Monday, May 30, 2005

A Lovely Tea at the White House with Laura Bush!

Jacque Stafford of  Colorado, a good friend.
(Melinda took the picture)

Thanks for the Memories 
The White House – May 11, 2001
By Melinda Pillsbury-Foster

The tea was held upstairs, past open doors that held the portraits of First Ladies and mementos of previous administrations. The People’s House is large enough to hold all of the variations of which America is capable. Therefore it must be large, more on the inside than in any other dimension.
We scaled the broad and beautiful stairs while listening to the floating music of a military string quartet that played in the foyer across a gleam of marble flooring. The music drew us on.
Various of our number stopped to study the portraits of the presidents that hung on the walls and more than a few paused in front of the bust of Lincoln that gazes into a place far away at one side of the hallway.
   The People’s House hushes voices and fills the heart with pride.                                                                   
  We have known so many disappointments and failures. The light was gold and clear drifting down to touch the marble and gleaming carpets.
The event was everything any of us imagined it could be. We had dressed accordingly.
The tiny pastries epitomized all that is delicious. As rapidly as we could empty the trays they were replenished by the hovering servers. Our noble best did not suffice to empty even one before it was whisked from sight to make way for another.
The day was warm. So instead of sipping hot tea our thirsts were quenched by the most excellent iced tea, delicately flavored with just a touch of mango.

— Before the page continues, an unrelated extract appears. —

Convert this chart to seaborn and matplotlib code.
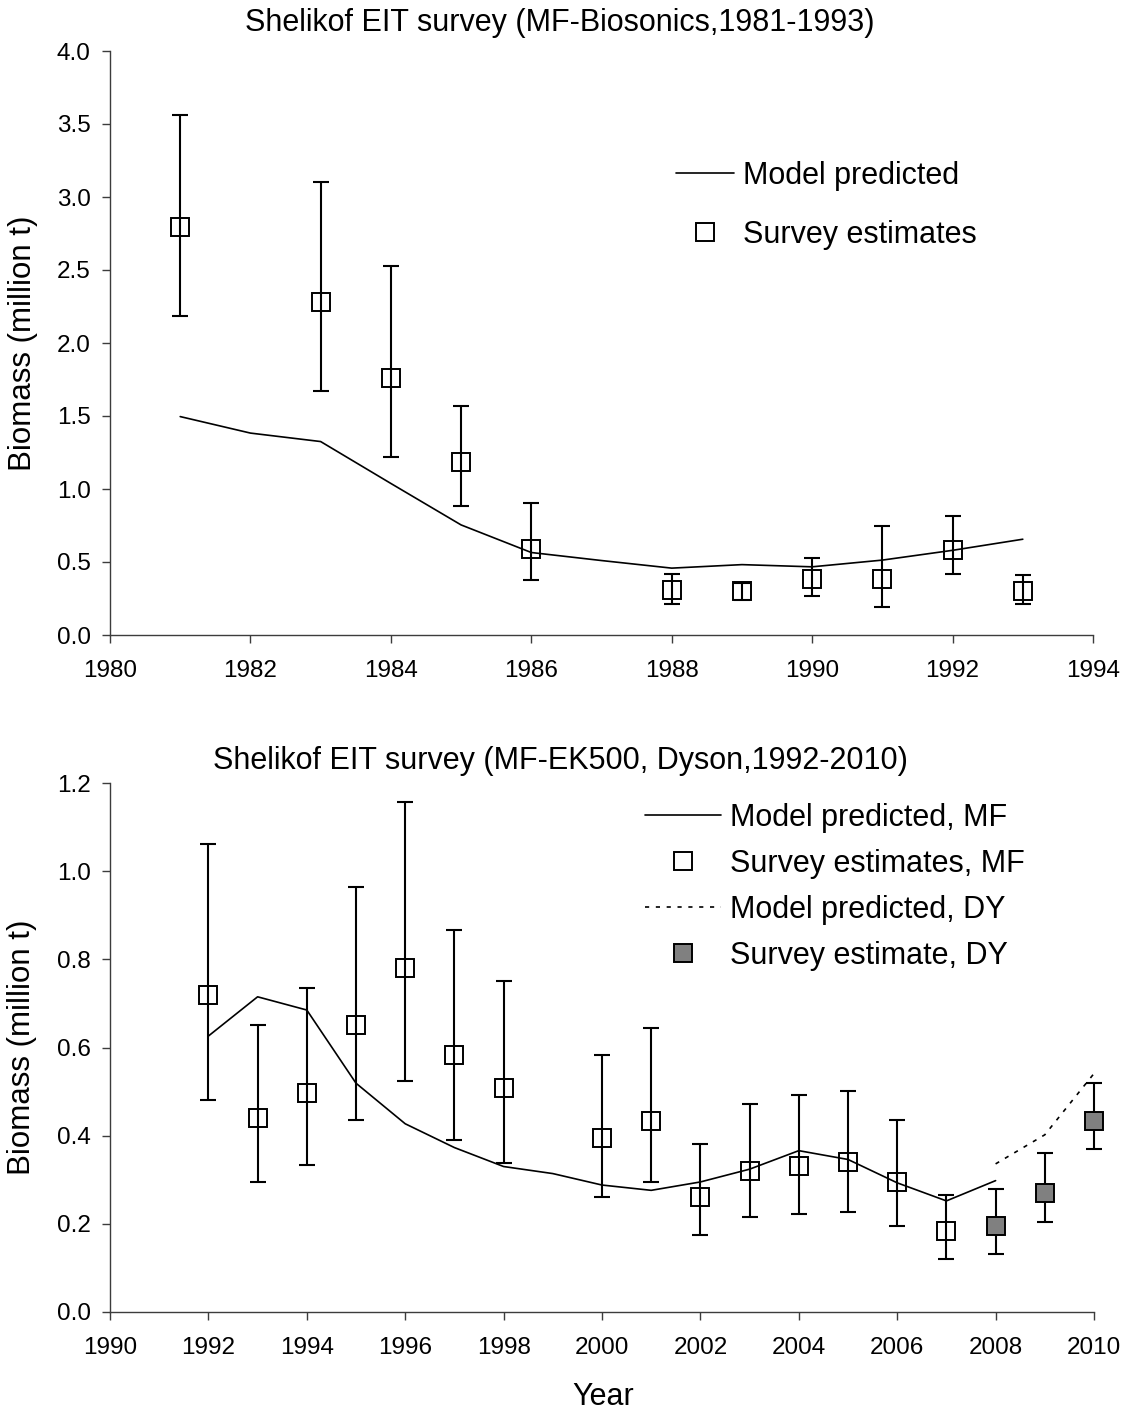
import matplotlib
matplotlib.use("Agg")
import matplotlib.pyplot as plt
from matplotlib.lines import Line2D
import seaborn as sns
import pandas as pd

# ---- Shelikof EIT survey, MF-Biosonics period (1981-1993) ----
bio_model_years = [1981, 1982, 1983, 1984, 1985, 1986, 1987, 1988, 1989, 1990, 1991, 1992, 1993]
bio_model_biomass = [1.496, 1.383, 1.325, 1.038, 0.754, 0.565, 0.510, 0.458, 0.482, 0.467, 0.513, 0.580, 0.656]

bio_survey_years = [1981, 1983, 1984, 1985, 1986, 1988, 1989, 1990, 1991, 1992, 1993]
bio_survey_biomass = [2.794, 2.284, 1.762, 1.185, 0.592, 0.311, 0.299, 0.382, 0.382, 0.580, 0.299]
bio_survey_lower = [2.183, 1.673, 1.221, 0.885, 0.376, 0.214, 0.240, 0.266, 0.189, 0.418, 0.214]
bio_survey_upper = [3.563, 3.105, 2.528, 1.566, 0.901, 0.421, 0.358, 0.525, 0.748, 0.815, 0.412]

# ---- Shelikof EIT survey, MF-EK500 and Dyson period (1992-2010) ----
mf_model_years = list(range(1992, 2009))
mf_model_biomass = [0.626, 0.715, 0.685, 0.519, 0.427, 0.373, 0.330, 0.314, 0.288,
                    0.276, 0.295, 0.324, 0.366, 0.346, 0.293, 0.252, 0.298]

mf_survey_years = [1992, 1993, 1994, 1995, 1996, 1997, 1998, 2000, 2001, 2002, 2003,
                   2004, 2005, 2006, 2007]
mf_survey_biomass = [0.718, 0.439, 0.496, 0.652, 0.780, 0.584, 0.509, 0.394, 0.434,
                     0.260, 0.319, 0.332, 0.340, 0.296, 0.184]
mf_survey_lower = [0.480, 0.295, 0.334, 0.435, 0.525, 0.391, 0.338, 0.262, 0.295,
                   0.174, 0.215, 0.222, 0.227, 0.196, 0.120]
mf_survey_upper = [1.062, 0.650, 0.734, 0.964, 1.156, 0.867, 0.750, 0.582, 0.645,
                   0.382, 0.471, 0.493, 0.502, 0.435, 0.266]

dy_model_years = [2008, 2009, 2010]
dy_model_biomass = [0.336, 0.402, 0.541]

dy_survey_years = [2008, 2009, 2010]
dy_survey_biomass = [0.194, 0.269, 0.433]
dy_survey_lower = [0.131, 0.205, 0.370]
dy_survey_upper = [0.280, 0.360, 0.520]

TITLE_TOP = "Shelikof EIT survey (MF-Biosonics,1981-1993)"
TITLE_BOTTOM = "Shelikof EIT survey (MF-EK500, Dyson,1992-2010)"
YLABEL = "Biomass (million t)"
XLABEL = "Year"

sns.set_theme(style="ticks")
plt.rcParams["font.family"] = ["Liberation Sans", "DejaVu Sans"]
plt.rcParams["text.color"] = "black"
plt.rcParams["axes.labelcolor"] = "black"

SPINE = "#3c3c3c"
GREY = "#808080"
MS = 13          # square marker size (pt)
EB_LW = 1.5
LINE_LW = 1.2
CAP = 5.5
BIG = 22

fig = plt.figure(figsize=(11.27, 14.14), dpi=100)
W, H = 1127, 1414


def px_axes(left, top, right, bottom):
    return fig.add_axes([left / W, 1 - bottom / H, (right - left) / W, (bottom - top) / H])


ax1 = px_axes(110, 51, 1093, 635)
ax2 = px_axes(110, 783, 1094, 1312)


def style_axes(ax):
    for side in ("top", "right"):
        ax.spines[side].set_visible(False)
    for side in ("left", "bottom"):
        ax.spines[side].set_color(SPINE)
        ax.spines[side].set_linewidth(1.0)
    ax.tick_params(axis="both", direction="out", length=5.8, width=1.0, color=SPINE,
                   labelsize=17.5, labelcolor="black")
    ax.tick_params(axis="x", pad=12)
    ax.tick_params(axis="y", pad=8)
    ax.grid(False)
    ax.set_facecolor("white")


def survey_errorbars(ax, years, est, lo, hi, face):
    yerr = [[e - l for e, l in zip(est, lo)], [h - e for e, h in zip(est, hi)]]
    ax.errorbar(years, est, yerr=yerr, fmt="none", ecolor="black",
                elinewidth=EB_LW, capsize=CAP, capthick=EB_LW, zorder=3, clip_on=False)
    ax.plot(years, est, linestyle="none", marker="s", markersize=MS,
            markerfacecolor=face, markeredgecolor="black", markeredgewidth=1.4,
            zorder=4, clip_on=False)


# ---------------- top panel ----------------
style_axes(ax1)
df_bio = pd.DataFrame({"year": bio_model_years, "biomass": bio_model_biomass})
sns.lineplot(data=df_bio, x="year", y="biomass", ax=ax1, color="black",
             linewidth=LINE_LW, estimator=None, zorder=2)
survey_errorbars(ax1, bio_survey_years, bio_survey_biomass, bio_survey_lower,
                 bio_survey_upper, "none")
ax1.set_xlim(1980, 1994)
ax1.set_ylim(0, 4.0)
ax1.set_xticks(range(1980, 1995, 2))
ax1.set_yticks([i * 0.5 for i in range(9)])
ax1.set_yticklabels([f"{i * 0.5:.1f}" for i in range(9)])
ax1.set_xlabel("")
ax1.set_ylabel(YLABEL, fontsize=22.5)
ax1.yaxis.set_label_coords(-0.073, 0.5)

h_line = Line2D([], [], color="black", linewidth=LINE_LW)
h_open = Line2D([], [], linestyle="none", marker="s", markersize=MS,
                markerfacecolor="none", markeredgecolor="black", markeredgewidth=1.4)
ax1.legend([h_line, h_open], ["Model predicted", "Survey estimates"],
           loc="upper left", bbox_to_anchor=(676 / W, 1 - 161 / H),
           bbox_transform=fig.transFigure, frameon=False, fontsize=BIG,
           handlelength=1.9, handletextpad=0.28, labelspacing=0.95,
           borderpad=0, borderaxespad=0)

# ---------------- bottom panel ----------------
style_axes(ax2)
df_mf = pd.DataFrame({"year": mf_model_years, "biomass": mf_model_biomass})
df_dy = pd.DataFrame({"year": dy_model_years, "biomass": dy_model_biomass})
sns.lineplot(data=df_mf, x="year", y="biomass", ax=ax2, color="black",
             linewidth=LINE_LW, estimator=None, zorder=2)
sns.lineplot(data=df_dy, x="year", y="biomass", ax=ax2, color="black",
             linewidth=LINE_LW, estimator=None, zorder=2, clip_on=False)
ax2.lines[-1].set_linestyle((0, (2.5, 4)))
survey_errorbars(ax2, mf_survey_years, mf_survey_biomass, mf_survey_lower,
                 mf_survey_upper, "none")
survey_errorbars(ax2, dy_survey_years, dy_survey_biomass, dy_survey_lower,
                 dy_survey_upper, GREY)
ax2.set_xlim(1990, 2010)
ax2.set_ylim(0, 1.2)
ax2.set_xticks(range(1990, 2011, 2))
ax2.set_yticks([i * 0.2 for i in range(7)])
ax2.set_yticklabels([f"{i * 0.2:.1f}" for i in range(7)])
ax2.set_ylabel(YLABEL, fontsize=22.5)
ax2.yaxis.set_label_coords(-0.074, 0.5)
ax2.set_xlabel(XLABEL, fontsize=BIG)
ax2.xaxis.set_label_coords(0.501, -0.132)

h_dot = Line2D([], [], color="black", linewidth=LINE_LW, linestyle=(0, (2.5, 4)))
h_fill = Line2D([], [], linestyle="none", marker="s", markersize=MS,
                markerfacecolor=GREY, markeredgecolor="black", markeredgewidth=1.4)
ax2.legend([h_line, h_open, h_dot, h_fill],
           ["Model predicted, MF", "Survey estimates, MF",
            "Model predicted, DY", "Survey estimate, DY"],
           loc="upper left", bbox_to_anchor=(645 / W, 1 - 803 / H),
           bbox_transform=fig.transFigure, frameon=False, fontsize=BIG,
           handlelength=2.5, handletextpad=0.28, labelspacing=0.52,
           borderpad=0, borderaxespad=0)

# panel titles
fig.text(560 / W, 1 - 23 / H, TITLE_TOP, ha="center", va="center", fontsize=BIG)
fig.text(560 / W, 1 - 761 / H, TITLE_BOTTOM, ha="center", va="center", fontsize=BIG)

fig.savefig("out.png", dpi=100, facecolor="white")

Cautioned not to take souvenirs a few of our number did tuck a single paper napkin into a dainty purse.
We basked, remembering the hours of labor that each of us have invested in bringing this administration home.
Pictures were taken, smiles and words exchanged with the First Lady. She shared with us her hopes for a better tomorrow through her work for all children everywhere. Her hopes were made tangible and accessible through programs that enable each to work within their home and community. We listened, moved and delighted with her simple informality.
The contrast served to remind each of us that this administration is very different from the last.
The People’s House is large. It is not so much a home as a symbol and destination for thoughts and deeds. We snapped our own pictures; unofficial mementos to be savored over and over again through the months and years ahead.
Tea. Pastries. Music. A lavishing of thoughts and a reminder that the building is a symbol of things we cannot touch. Those things we can and did take with us.